Resnais chamou Henze novamente, anos depois, em Morrer de Amor. Desta vez, o próprio Henze achou a música tão boa que a integrou ao seu catálogo de obras. Sim, lá está a Sonata Para um Filme de Resnais (ou, às vezes, Sonata para Seis Músicos), solidificando a parceria numa música que é tanto trilha sonora como peça autônoma de concerto. Já o polonês Krzysztof Penderecki não incluiu no seu catálogo a música que fez para Eu Te Amo, Eu Te Amo, um dos filmes "menores" de Resnais, no entender da crítica. Como não sou do ramo, adoro esse filme que se pode ver no YouTube, mas que eu assisti bem ali no Bristol, aquele pulgueiro da Osvaldo Aranha que então era o auge da vanguarda cinéfila em Porto Alegre.

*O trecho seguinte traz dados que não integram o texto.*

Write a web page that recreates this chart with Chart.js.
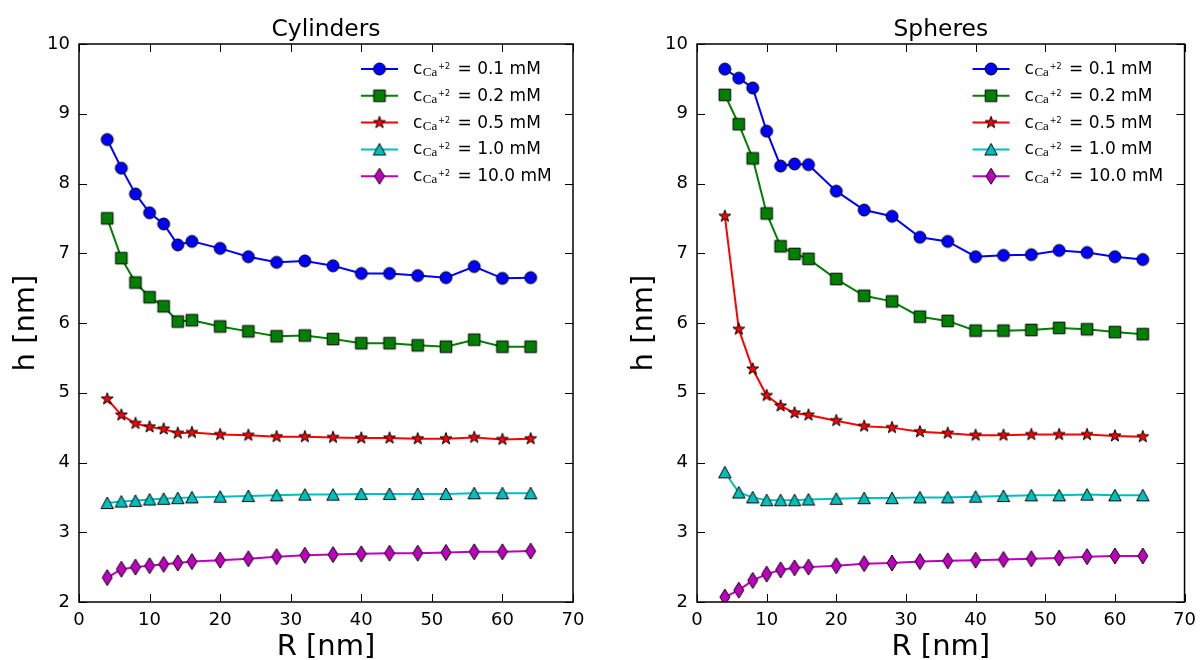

Ter chamado Henze e Penderecki para trabalhar com ele já bastaria para colocar Resnais como animal raro nesta coisa de reconhecer músicos nas suas respectivas vanguardas e achar que, de alguma maneira, os sons que compunham casariam com as imagens, com o roteiro, com as ideias fílmicas. No entanto, Resnais fez mais. No momento em que Stephen Sondheim era o líder do teatro musical da Broadway - isso foi lá nos anos 1970 - Resnais chamou-o para musicar Stavisky, outro filme "menor", mas que tem um Charles Boyer inesquecível no elenco. Vendo o filme hoje - e como envelheceu! - há um evidente ruído entre imagem e música. Naquele tempo, talvez fosse essa mesmo a ideia do cineasta, esse descompasso. Pois, como diz o próprio Sondheim, "para Resnais, a música de Stavisky é uma ponte em direção ao público" e talvez o público necessitasse a ajudinha de uma música mais palatável.
Existe um CD, Alain Resnais - Portrait Musical ("Alain Resnais - Retrato musical"), que recolhe trechos de todas as trilhas até Medos Privados em Lugares Públicos, de 2006. Ficaram de fora as trilhas dos filmes mais recentes, que são a prova do florescimento temporão desse cineasta que não parou de criar um minuto desde o emblemático Hiroshima, Meu Amor, de 1959, que embalou as alucinações cinematográficas da geração anterior à minha.
Nesse CD está a "Valsa do Crepúsculo" de Providence, uma miniatura com a qual Miklós Rosza desceu de seu pedestal de criador de trilhas para filmes bombásticos (tipo Ben-Hur...) para criar uma miniatura que é, precisamente, crepuscular. Também está ali a parceria com Mark Snow e com Bruno Fontaine e até Giovanni Fusco, compositor da idade de ouro do cinema italiano, comparece. Ou seja: vendo Alain Resnais e ouvindo Alain Resnais, logo se chega à conclusão de que são poucos os cineastas que, numa carreira longa e entre filmes "maiores" e filmes "menores", possa ser... bem, possa ser tanto visto quanto ouvido.